Rows from a dataset of charts and code –
##############################
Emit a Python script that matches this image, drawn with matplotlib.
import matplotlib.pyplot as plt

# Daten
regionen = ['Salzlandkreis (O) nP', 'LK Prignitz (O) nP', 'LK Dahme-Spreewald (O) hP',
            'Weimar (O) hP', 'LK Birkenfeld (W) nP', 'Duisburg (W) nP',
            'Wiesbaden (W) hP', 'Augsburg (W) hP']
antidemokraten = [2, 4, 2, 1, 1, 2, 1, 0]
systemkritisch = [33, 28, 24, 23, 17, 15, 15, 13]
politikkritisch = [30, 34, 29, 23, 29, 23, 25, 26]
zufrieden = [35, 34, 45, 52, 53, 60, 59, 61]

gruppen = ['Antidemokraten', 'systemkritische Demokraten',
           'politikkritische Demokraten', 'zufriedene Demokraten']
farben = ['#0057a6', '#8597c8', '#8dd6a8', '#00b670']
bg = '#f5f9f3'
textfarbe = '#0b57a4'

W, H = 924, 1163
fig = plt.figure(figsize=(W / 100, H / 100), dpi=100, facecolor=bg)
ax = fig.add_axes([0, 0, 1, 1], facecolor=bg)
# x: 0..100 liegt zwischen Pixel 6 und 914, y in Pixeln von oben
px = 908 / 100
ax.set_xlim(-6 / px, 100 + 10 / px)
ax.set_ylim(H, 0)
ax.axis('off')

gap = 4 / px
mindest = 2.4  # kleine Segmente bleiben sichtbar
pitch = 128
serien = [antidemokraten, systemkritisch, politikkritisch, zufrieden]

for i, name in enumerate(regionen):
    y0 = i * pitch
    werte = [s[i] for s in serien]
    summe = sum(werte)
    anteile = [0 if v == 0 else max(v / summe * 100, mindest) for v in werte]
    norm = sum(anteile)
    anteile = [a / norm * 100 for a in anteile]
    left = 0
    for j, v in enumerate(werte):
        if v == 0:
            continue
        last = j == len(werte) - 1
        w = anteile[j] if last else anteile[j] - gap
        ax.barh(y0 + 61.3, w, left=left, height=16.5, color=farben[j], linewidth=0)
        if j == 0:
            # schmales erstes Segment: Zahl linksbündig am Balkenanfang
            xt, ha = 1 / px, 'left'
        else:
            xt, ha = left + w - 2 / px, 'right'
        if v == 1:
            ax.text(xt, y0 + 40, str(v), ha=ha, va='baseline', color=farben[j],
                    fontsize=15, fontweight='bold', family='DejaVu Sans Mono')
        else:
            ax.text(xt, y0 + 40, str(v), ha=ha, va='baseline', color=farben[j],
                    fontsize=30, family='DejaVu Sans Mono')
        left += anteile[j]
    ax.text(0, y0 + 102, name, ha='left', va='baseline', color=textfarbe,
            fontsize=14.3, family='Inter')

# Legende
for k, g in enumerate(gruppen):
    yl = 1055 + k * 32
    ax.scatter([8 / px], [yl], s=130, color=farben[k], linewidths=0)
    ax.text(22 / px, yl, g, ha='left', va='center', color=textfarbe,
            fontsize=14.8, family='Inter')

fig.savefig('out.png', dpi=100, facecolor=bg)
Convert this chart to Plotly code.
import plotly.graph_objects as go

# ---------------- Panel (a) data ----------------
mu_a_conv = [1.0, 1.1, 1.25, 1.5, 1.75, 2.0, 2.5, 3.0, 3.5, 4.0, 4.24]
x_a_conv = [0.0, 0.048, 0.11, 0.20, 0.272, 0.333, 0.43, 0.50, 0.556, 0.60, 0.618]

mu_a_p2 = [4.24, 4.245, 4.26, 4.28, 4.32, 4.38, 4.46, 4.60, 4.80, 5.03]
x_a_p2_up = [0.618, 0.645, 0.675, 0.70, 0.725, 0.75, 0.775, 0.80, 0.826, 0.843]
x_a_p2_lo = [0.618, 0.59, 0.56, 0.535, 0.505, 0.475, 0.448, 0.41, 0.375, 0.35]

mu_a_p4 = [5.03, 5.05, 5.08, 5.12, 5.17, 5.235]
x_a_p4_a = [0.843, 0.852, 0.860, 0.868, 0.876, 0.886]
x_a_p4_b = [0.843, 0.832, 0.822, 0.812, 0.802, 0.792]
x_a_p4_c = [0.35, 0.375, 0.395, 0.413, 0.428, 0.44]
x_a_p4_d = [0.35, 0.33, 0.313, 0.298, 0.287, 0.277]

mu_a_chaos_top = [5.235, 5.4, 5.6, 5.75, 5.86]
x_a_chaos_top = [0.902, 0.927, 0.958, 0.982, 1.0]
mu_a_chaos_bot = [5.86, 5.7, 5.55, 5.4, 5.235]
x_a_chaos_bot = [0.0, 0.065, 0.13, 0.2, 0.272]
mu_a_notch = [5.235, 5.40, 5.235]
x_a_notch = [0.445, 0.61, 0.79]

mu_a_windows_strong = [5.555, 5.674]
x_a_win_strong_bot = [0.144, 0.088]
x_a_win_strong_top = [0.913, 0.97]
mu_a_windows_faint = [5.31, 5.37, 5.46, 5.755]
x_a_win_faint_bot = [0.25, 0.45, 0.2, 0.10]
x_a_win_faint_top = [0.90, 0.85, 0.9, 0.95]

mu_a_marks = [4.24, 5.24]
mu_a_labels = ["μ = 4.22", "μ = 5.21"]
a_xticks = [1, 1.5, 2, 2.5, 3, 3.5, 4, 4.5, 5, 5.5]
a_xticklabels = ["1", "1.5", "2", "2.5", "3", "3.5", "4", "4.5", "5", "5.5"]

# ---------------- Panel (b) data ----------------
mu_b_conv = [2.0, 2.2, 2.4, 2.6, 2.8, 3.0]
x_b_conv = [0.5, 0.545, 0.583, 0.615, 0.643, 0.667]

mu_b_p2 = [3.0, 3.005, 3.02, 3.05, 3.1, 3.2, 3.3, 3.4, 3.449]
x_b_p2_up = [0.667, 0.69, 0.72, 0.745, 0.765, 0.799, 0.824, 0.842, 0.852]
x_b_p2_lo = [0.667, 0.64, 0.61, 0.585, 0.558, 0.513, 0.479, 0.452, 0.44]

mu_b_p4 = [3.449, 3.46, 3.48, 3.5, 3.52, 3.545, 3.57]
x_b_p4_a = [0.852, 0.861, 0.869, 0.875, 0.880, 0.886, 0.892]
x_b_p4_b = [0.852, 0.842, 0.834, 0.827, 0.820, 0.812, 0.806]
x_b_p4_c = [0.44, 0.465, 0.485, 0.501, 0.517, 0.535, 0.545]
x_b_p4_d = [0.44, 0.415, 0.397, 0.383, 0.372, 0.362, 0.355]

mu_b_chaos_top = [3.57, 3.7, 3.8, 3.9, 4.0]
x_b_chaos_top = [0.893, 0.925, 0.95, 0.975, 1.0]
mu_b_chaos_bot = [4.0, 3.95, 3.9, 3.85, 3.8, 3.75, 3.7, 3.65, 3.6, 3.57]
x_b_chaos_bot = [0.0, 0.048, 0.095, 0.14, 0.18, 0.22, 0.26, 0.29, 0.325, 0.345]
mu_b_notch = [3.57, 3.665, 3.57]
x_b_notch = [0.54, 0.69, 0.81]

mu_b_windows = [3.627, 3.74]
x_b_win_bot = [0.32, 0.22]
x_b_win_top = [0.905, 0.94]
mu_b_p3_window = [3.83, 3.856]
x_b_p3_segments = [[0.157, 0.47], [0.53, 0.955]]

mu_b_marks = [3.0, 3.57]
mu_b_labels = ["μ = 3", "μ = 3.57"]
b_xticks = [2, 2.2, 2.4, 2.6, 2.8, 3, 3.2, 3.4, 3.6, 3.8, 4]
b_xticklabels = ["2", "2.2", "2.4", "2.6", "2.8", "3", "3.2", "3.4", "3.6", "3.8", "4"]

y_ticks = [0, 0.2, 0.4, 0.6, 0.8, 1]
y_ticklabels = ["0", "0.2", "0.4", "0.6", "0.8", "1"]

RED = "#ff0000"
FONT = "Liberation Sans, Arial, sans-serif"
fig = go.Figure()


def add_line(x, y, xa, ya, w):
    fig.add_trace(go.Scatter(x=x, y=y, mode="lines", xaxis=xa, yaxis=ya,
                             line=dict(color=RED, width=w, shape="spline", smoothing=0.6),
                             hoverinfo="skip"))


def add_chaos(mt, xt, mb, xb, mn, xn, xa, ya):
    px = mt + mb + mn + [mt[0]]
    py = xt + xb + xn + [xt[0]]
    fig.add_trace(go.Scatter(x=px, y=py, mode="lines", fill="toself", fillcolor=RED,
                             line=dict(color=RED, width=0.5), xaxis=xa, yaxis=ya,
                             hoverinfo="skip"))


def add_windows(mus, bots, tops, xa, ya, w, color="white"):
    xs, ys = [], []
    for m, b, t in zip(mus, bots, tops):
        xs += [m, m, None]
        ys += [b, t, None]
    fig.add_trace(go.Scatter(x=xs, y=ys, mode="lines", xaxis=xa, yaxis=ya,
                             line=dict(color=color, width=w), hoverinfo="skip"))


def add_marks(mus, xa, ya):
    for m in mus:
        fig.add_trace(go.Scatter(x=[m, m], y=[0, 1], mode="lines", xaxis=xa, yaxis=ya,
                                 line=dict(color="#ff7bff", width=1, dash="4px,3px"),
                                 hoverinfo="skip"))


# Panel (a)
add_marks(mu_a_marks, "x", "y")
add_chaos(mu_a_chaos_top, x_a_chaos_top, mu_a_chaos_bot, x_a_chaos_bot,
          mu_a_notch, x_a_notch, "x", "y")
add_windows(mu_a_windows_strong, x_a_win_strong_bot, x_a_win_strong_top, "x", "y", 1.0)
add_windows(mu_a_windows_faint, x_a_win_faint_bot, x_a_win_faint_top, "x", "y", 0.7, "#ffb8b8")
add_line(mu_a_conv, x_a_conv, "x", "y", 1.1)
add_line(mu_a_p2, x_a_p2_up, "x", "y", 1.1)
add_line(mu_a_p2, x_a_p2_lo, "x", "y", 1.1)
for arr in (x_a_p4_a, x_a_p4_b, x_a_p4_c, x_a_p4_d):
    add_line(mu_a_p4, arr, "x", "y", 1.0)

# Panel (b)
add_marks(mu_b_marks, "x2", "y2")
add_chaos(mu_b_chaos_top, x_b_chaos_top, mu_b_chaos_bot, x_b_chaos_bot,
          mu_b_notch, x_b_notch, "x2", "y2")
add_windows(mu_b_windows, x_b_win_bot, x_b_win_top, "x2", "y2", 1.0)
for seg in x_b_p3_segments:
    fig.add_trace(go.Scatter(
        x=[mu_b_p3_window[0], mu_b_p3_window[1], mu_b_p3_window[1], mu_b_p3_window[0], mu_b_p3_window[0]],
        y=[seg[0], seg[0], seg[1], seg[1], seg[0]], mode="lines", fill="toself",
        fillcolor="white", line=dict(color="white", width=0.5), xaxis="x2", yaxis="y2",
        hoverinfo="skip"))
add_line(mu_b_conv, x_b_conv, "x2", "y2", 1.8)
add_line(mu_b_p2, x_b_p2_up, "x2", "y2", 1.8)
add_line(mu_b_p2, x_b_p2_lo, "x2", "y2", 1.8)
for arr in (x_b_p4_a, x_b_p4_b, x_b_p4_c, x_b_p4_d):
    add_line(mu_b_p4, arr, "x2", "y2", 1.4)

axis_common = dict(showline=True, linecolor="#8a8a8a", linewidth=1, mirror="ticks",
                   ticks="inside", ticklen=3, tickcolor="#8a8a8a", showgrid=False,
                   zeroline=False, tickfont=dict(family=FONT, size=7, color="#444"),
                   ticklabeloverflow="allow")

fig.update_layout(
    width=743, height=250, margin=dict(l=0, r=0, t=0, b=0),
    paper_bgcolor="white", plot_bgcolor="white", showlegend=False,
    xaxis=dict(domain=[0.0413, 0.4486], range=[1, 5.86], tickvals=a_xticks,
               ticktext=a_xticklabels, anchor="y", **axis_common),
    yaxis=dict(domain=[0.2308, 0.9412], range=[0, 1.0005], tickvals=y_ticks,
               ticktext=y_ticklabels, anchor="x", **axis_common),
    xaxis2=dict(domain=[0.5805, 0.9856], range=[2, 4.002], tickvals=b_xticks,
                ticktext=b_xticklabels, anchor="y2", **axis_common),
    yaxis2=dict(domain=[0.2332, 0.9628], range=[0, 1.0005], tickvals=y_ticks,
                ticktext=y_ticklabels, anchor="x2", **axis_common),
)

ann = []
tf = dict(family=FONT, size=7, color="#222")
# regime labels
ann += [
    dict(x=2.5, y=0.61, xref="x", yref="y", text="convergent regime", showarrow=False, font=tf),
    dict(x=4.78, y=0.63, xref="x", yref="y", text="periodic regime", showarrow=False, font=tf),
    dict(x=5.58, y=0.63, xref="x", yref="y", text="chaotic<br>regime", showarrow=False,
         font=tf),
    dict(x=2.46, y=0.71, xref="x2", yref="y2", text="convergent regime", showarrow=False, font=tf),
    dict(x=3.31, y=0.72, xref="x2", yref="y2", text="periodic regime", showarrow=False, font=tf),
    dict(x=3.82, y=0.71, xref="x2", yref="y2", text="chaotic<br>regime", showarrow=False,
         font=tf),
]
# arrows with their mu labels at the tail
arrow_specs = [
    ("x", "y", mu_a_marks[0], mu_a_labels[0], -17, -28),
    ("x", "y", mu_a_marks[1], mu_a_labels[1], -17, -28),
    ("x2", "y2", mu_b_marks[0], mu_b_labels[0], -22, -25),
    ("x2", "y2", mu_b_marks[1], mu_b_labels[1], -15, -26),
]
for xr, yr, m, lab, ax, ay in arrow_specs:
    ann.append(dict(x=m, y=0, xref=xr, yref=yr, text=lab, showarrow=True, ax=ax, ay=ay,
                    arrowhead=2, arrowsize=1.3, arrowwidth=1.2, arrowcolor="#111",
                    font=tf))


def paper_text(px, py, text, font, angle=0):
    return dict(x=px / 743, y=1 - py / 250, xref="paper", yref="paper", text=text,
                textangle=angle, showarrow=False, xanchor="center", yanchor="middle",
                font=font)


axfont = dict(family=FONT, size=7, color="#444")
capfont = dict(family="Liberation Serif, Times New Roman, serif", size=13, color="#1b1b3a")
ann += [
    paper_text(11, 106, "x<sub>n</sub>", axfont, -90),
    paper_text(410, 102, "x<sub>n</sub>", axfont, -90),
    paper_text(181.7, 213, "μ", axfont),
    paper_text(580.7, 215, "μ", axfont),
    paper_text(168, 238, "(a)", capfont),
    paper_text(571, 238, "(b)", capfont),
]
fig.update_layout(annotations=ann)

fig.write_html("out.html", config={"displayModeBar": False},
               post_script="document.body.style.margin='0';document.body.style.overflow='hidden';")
##############################
Your instructions – Nothing but a number is needed here: how many lines hold the string "matplotlib"?

Answer for the task – 2